• **WORK INSTRUCTIONS**: What is wanted is an exact restatement of the lines from the one with "Emit a Python" through the one with "6.32, 7.45, 10.03]", both included, and of no other lines.

-=-=-=-=-

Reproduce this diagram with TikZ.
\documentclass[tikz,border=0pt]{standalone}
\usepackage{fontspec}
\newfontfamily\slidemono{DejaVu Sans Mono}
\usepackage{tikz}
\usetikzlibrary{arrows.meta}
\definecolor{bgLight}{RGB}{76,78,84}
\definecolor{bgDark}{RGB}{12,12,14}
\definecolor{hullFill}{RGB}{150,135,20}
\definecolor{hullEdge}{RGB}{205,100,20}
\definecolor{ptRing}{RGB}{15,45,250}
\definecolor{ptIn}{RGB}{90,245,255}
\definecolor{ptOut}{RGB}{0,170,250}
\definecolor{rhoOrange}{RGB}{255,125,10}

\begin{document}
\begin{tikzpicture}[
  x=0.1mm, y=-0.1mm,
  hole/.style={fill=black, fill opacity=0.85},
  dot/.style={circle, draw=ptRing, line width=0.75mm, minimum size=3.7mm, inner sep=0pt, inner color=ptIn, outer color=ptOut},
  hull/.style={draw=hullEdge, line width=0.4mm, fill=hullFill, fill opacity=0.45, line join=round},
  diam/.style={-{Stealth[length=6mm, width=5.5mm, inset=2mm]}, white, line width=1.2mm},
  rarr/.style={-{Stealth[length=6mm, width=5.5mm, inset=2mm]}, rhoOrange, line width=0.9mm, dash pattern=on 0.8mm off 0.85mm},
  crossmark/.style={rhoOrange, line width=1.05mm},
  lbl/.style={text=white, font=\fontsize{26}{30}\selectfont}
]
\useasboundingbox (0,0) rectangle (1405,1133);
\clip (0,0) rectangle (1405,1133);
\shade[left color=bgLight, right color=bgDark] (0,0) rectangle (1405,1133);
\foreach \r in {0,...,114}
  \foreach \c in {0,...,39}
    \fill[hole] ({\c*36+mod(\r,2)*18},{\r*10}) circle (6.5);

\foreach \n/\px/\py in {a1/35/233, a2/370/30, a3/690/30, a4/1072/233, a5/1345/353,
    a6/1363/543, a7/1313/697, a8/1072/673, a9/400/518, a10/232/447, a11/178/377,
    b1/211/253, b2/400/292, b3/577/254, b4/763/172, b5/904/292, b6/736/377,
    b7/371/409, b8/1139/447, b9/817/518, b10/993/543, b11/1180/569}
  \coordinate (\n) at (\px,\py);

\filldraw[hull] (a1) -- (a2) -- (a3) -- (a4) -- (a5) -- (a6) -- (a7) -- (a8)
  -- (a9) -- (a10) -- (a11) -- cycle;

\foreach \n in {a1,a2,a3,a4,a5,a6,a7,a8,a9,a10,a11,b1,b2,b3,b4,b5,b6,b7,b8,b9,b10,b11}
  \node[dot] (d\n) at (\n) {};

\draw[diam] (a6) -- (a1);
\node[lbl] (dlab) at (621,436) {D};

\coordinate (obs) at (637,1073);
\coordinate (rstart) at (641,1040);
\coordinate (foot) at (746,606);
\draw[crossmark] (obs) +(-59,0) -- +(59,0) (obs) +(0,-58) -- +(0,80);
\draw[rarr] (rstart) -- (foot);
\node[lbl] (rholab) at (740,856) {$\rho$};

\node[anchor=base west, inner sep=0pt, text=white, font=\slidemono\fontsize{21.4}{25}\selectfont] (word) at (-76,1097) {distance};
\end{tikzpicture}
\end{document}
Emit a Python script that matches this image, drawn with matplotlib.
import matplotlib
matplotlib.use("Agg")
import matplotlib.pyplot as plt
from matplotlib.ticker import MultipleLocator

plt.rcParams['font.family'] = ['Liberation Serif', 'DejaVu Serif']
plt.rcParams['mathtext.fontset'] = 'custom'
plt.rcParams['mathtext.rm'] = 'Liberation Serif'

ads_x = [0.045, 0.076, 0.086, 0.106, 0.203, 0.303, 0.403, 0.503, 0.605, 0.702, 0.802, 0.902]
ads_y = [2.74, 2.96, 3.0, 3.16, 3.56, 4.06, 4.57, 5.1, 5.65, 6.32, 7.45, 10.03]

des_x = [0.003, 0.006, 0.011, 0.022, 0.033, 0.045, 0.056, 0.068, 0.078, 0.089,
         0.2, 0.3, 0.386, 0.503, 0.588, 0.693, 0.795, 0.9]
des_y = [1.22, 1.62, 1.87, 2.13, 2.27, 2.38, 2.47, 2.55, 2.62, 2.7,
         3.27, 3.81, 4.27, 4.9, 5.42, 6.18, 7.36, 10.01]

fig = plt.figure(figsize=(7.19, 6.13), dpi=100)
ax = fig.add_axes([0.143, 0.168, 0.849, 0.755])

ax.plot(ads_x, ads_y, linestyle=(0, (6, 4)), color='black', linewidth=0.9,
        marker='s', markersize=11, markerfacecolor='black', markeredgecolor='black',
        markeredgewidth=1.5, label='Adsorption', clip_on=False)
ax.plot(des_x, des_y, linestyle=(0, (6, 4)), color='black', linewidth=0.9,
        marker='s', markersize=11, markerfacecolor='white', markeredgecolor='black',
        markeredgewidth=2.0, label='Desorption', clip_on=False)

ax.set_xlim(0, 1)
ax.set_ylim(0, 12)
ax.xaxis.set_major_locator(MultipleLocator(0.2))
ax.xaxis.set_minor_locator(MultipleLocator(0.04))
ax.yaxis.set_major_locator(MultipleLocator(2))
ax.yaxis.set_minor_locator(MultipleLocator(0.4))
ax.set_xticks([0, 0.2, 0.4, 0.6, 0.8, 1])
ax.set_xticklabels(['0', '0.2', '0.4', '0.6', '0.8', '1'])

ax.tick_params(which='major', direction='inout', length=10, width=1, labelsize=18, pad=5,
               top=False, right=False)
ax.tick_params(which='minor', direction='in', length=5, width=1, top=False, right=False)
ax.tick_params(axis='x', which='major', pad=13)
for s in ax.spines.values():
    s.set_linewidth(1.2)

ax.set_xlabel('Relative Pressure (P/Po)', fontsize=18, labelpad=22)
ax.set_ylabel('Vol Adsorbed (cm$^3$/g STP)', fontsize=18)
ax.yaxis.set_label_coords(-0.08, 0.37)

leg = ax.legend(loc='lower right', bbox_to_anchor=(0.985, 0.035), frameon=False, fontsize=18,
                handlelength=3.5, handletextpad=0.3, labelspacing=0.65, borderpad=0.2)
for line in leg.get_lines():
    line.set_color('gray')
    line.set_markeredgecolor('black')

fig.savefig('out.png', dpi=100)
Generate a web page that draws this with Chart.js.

-=-=-=-=-

• **SOLUTION TO THE PROBLEM**:
Emit a Python script that matches this image, drawn with matplotlib.
import matplotlib
matplotlib.use("Agg")
import matplotlib.pyplot as plt
from matplotlib.ticker import MultipleLocator

plt.rcParams['font.family'] = ['Liberation Serif', 'DejaVu Serif']
plt.rcParams['mathtext.fontset'] = 'custom'
plt.rcParams['mathtext.rm'] = 'Liberation Serif'

ads_x = [0.045, 0.076, 0.086, 0.106, 0.203, 0.303, 0.403, 0.503, 0.605, 0.702, 0.802, 0.902]
ads_y = [2.74, 2.96, 3.0, 3.16, 3.56, 4.06, 4.57, 5.1, 5.65, 6.32, 7.45, 10.03]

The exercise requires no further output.